Libya and Italy signed an accord on Saturday under which Italy will pay $5 billion in compensation for colonial misdeeds during its decades-long rule of the North African country, the AP reported.
"This accord opens the door to the future cooperation and partnership between Italy and Libya," Libyan leader Muammar Gaddafi said at the signing ceremony at a palace which was once the headquarters of the Rome government's senior official during the 1911-1943 colonial rule.
Italy has had difficult relations with Gaddafi since he took power in 1969 but has backed Tripoli's recent drive to mend fences with the West. The "friendship pact" removes a major hurdle to an improvement in ties.

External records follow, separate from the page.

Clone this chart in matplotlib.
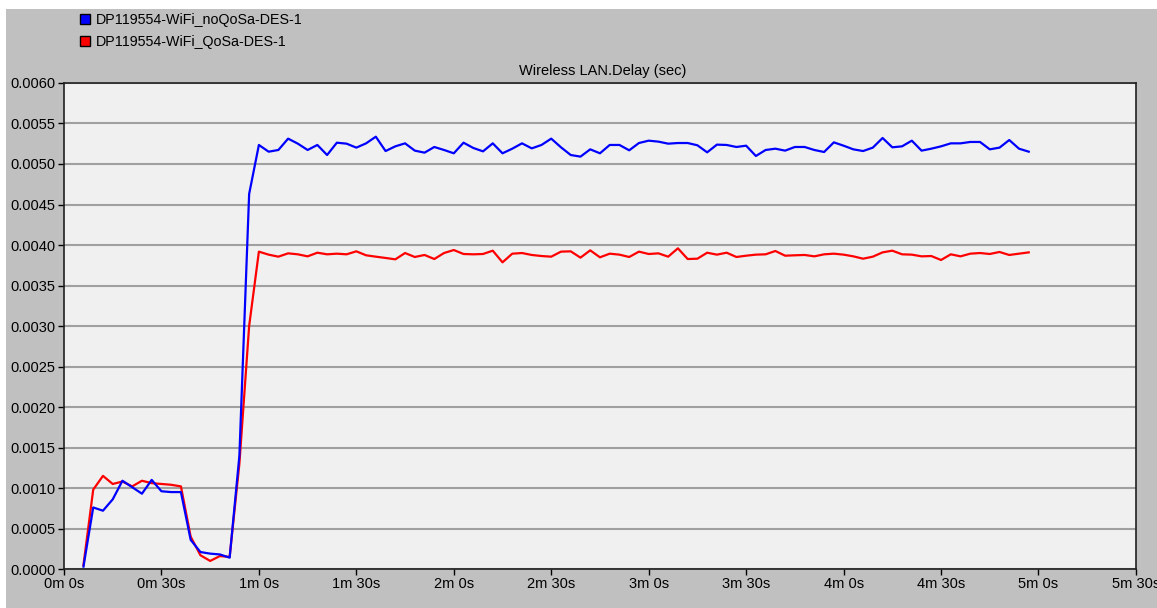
import numpy as np
import matplotlib.pyplot as plt
from matplotlib.patches import Patch, Rectangle

plt.rcParams['font.family'] = ['Liberation Sans', 'DejaVu Sans']

# sample times (seconds), one sample every 3 s
times = np.arange(6, 298, 3)

# Wireless LAN delay (sec), no QoS
delay_noqos = [
    0.00003, 0.00076, 0.00072, 0.00086, 0.00109, 0.00101, 0.00093, 0.00110,
    0.00096, 0.00095, 0.00095, 0.00036, 0.00021, 0.00019, 0.00018, 0.00014,
    0.00140, 0.00463,
    0.005235, 0.005152, 0.005173, 0.005313, 0.005251, 0.005173, 0.005235, 0.005111,
    0.005263, 0.005251, 0.005202, 0.005255, 0.005337, 0.005160, 0.005218, 0.005255,
    0.005165, 0.005140, 0.005210, 0.005173, 0.005132, 0.005263, 0.005198, 0.005156,
    0.005255, 0.005132, 0.005189, 0.005255, 0.005193, 0.005235, 0.005313, 0.005206,
    0.005111, 0.005091, 0.005181, 0.005132, 0.005235, 0.005235, 0.005169, 0.005259,
    0.005288, 0.005276, 0.005251, 0.005259, 0.005259, 0.005231, 0.005144, 0.005239,
    0.005235, 0.005210, 0.005226, 0.005099, 0.005173, 0.005189, 0.005165, 0.005210,
    0.005210, 0.005173, 0.005148, 0.005267, 0.005226, 0.005181, 0.005160, 0.005202,
    0.005321, 0.005206, 0.005218, 0.005288, 0.005165, 0.005189, 0.005218, 0.005255,
    0.005255, 0.005272, 0.005272, 0.005181, 0.005202, 0.005296, 0.005189, 0.005152,
]

# Wireless LAN delay (sec), with QoS
delay_qos = [
    0.00005, 0.00098, 0.00115, 0.00105, 0.00108, 0.00102, 0.00109, 0.00106,
    0.00105, 0.00104, 0.00102, 0.00040, 0.00017, 0.00010, 0.00016, 0.00015,
    0.00130, 0.00300,
    0.003918, 0.003881, 0.003856, 0.003897, 0.003885, 0.003860, 0.003905, 0.003885,
    0.003893, 0.003885, 0.003922, 0.003873, 0.003856, 0.003840, 0.003823, 0.003901,
    0.003852, 0.003877, 0.003827, 0.003901, 0.003938, 0.003889, 0.003885, 0.003889,
    0.003930, 0.003786, 0.003893, 0.003901, 0.003877, 0.003864, 0.003856, 0.003918,
    0.003922, 0.003844, 0.003934, 0.003848, 0.003893, 0.003881, 0.003852, 0.003918,
    0.003889, 0.003897, 0.003856, 0.003959, 0.003827, 0.003831, 0.003905, 0.003881,
    0.003905, 0.003852, 0.003868, 0.003881, 0.003885, 0.003926, 0.003868, 0.003873,
    0.003877, 0.003860, 0.003885, 0.003893, 0.003881, 0.003860, 0.003831, 0.003856,
    0.003909, 0.003930, 0.003885, 0.003881, 0.003860, 0.003864, 0.003815, 0.003885,
    0.003860, 0.003893, 0.003901, 0.003889, 0.003914, 0.003877, 0.003893, 0.003909,
]

series_names = ['DP119554-WiFi_noQoSa-DES-1', 'DP119554-WiFi_QoSa-DES-1']
x_ticks = np.arange(0, 331, 30)
x_tick_labels = ['%dm %ds' % (t // 60, t % 60) for t in x_ticks]
y_ticks = np.arange(0, 0.00601, 0.0005)

fig = plt.figure(figsize=(11.57, 6.08), dpi=100, facecolor='white')
# grey panel behind everything (thin white margin on top/left like the original)
fig.patches.append(Rectangle((6 / 1157, 0), 1151 / 1157, 599 / 608,
                             transform=fig.transFigure, facecolor='#C0C0C0',
                             edgecolor='none', zorder=-10))

ax = fig.add_axes([0.0553, 0.0641, 0.9265, 0.7994], facecolor='#F0F0F0')

ax.plot(times, delay_qos, color='#FF0000', lw=1.6)
ax.plot(times, delay_noqos, color='#0000FF', lw=1.6)

ax.set_xlim(0, 330)
ax.set_ylim(0, 0.006)
ax.set_xticks(x_ticks)
ax.set_xticklabels(x_tick_labels)
ax.set_yticks(y_ticks)
ax.set_yticklabels(['%.4f' % v for v in y_ticks])
ax.tick_params(labelsize=10.5, length=4, width=1, color='black', pad=2)
ax.yaxis.grid(True, color='#A0A0A0', lw=1.5)
ax.set_axisbelow(True)
for s in ax.spines.values():
    s.set_color('#202020')
    s.set_linewidth(1.2)

fig.text(0.5205, 0.883, 'Wireless LAN.Delay (sec)', ha='center', va='center', fontsize=10.5)

handles = [Patch(facecolor='#0000FF', edgecolor='black'),
           Patch(facecolor='#FF0000', edgecolor='black')]
fig.legend(handles, series_names, loc='upper left', bbox_to_anchor=(0.069, 0.978),
           frameon=False, fontsize=10.3, handlelength=0.7, handleheight=0.7,
           handletextpad=0.4, labelspacing=0.55, borderaxespad=0, borderpad=0)

plt.savefig('out.png', dpi=100, facecolor=fig.get_facecolor())
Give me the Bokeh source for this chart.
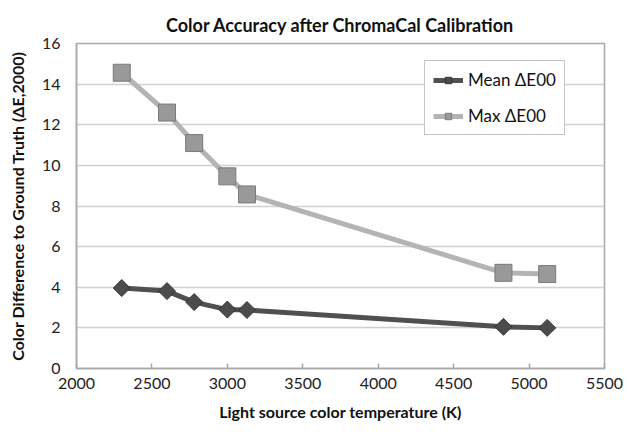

Italian Prime Minister Silvio Berlusconi said the accord ends "40 years of misunderstanding," adding that "it is a complete and moral acknowledgement of the damage inflicted on Libya by Italy during the colonial era."

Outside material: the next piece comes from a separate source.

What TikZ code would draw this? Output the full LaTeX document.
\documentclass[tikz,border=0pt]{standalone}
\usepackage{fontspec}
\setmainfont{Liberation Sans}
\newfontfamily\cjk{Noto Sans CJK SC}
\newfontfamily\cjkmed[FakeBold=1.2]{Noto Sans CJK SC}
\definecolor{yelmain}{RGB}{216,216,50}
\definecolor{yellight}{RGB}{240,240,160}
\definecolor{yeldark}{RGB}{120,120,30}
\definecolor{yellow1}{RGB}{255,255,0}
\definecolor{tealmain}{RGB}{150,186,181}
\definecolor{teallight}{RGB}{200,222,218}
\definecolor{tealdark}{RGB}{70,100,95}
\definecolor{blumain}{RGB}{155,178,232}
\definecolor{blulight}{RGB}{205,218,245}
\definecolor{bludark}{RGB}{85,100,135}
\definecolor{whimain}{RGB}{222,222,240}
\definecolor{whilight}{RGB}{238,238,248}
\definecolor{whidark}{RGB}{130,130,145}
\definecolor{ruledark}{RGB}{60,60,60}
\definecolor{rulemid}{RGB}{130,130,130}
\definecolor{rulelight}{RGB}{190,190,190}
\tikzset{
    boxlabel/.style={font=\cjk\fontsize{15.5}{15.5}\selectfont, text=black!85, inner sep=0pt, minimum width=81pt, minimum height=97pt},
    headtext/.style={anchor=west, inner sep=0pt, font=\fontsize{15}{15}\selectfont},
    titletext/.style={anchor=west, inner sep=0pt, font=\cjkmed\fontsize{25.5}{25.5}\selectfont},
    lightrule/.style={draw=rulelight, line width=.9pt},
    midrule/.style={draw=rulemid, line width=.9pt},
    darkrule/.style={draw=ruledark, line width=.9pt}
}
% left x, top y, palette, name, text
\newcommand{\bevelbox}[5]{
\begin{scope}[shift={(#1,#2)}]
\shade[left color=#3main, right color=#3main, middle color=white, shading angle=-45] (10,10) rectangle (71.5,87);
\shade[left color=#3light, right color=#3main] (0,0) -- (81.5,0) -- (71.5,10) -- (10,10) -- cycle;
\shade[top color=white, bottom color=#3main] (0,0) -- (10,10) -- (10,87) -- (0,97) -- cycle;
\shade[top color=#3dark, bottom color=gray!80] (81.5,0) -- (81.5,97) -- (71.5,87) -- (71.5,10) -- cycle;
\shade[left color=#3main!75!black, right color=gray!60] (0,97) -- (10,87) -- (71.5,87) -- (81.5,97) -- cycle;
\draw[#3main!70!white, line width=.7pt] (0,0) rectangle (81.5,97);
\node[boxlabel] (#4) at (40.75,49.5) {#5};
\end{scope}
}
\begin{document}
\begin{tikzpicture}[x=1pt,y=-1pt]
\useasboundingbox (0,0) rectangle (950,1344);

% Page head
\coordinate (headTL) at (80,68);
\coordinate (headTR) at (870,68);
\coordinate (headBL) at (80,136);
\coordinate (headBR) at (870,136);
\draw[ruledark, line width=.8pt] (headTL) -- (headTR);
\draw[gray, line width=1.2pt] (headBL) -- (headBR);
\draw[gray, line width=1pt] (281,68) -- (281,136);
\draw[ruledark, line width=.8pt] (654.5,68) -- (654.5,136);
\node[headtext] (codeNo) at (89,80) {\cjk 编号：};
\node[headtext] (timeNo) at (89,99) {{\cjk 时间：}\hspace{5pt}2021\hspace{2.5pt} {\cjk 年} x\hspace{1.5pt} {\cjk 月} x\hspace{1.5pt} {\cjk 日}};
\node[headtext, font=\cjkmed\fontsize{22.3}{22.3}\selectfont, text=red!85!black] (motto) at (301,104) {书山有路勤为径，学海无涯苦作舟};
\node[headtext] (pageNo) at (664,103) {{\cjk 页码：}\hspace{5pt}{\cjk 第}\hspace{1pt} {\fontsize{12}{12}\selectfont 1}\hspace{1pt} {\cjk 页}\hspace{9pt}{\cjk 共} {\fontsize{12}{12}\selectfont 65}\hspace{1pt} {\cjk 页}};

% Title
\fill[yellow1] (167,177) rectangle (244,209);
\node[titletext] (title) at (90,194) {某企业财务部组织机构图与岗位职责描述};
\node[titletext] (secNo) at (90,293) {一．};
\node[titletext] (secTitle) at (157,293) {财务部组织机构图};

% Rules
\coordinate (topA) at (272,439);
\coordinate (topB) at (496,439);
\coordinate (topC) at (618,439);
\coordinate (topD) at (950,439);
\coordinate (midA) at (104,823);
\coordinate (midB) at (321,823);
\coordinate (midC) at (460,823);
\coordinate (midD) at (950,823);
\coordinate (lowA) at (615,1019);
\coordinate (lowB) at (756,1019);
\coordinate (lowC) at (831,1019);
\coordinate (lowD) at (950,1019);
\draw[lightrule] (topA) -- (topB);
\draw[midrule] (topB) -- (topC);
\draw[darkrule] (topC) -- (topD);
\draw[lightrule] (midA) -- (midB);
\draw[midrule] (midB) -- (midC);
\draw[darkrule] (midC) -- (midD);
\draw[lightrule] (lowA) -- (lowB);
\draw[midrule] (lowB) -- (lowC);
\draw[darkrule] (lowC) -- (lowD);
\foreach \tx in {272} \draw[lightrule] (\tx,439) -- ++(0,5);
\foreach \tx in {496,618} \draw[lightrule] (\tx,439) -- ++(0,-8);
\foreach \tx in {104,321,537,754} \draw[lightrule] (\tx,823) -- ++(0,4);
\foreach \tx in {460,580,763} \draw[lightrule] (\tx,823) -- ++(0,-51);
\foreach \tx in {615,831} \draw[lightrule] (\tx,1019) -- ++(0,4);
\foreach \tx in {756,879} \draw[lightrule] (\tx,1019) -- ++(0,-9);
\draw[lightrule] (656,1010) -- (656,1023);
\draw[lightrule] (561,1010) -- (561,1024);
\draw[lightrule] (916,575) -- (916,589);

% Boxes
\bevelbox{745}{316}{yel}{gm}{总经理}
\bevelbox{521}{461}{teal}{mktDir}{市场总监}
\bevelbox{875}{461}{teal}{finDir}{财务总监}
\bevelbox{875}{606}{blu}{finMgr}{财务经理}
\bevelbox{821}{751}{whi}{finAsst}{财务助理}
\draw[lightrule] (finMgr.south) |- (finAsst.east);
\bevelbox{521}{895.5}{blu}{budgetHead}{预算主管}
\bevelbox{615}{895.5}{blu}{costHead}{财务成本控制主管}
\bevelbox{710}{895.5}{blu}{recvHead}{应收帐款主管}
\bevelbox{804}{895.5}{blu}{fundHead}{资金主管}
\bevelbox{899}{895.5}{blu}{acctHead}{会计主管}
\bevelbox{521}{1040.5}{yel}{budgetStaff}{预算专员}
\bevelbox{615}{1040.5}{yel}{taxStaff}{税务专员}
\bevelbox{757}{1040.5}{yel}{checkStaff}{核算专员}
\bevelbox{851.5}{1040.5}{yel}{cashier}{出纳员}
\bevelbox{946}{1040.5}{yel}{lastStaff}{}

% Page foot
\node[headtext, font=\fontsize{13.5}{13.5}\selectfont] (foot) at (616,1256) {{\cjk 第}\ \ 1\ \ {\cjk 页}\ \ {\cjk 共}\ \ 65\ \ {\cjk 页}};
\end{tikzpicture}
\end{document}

"In the name of the Italian people ... I feel the duty to apologize and show our pain for what happened many years ago and which affected many of your families," Berlusconi said, according to a text on the government's website.
Libya says Italian troops killed thousands of Libyans and drove thousands more from their villages and cities during the colonial era.
"In this historic document, Italy apologizes for its killing, destruction and repression against Libyans during the colonial rule," Gaddafi said.
Present day Italy is a friendly country, added Gaddafi, who expelled Italian residents and confiscated their property in 1970.
Gaddafi gave no details of the amount of money involved in the deal but Berlusconi said on arrival that $200 million per year will be invested by Italy in Libya over 25 years.
"Italian companies will set up more business in Libya," Berlusconi said, without giving details.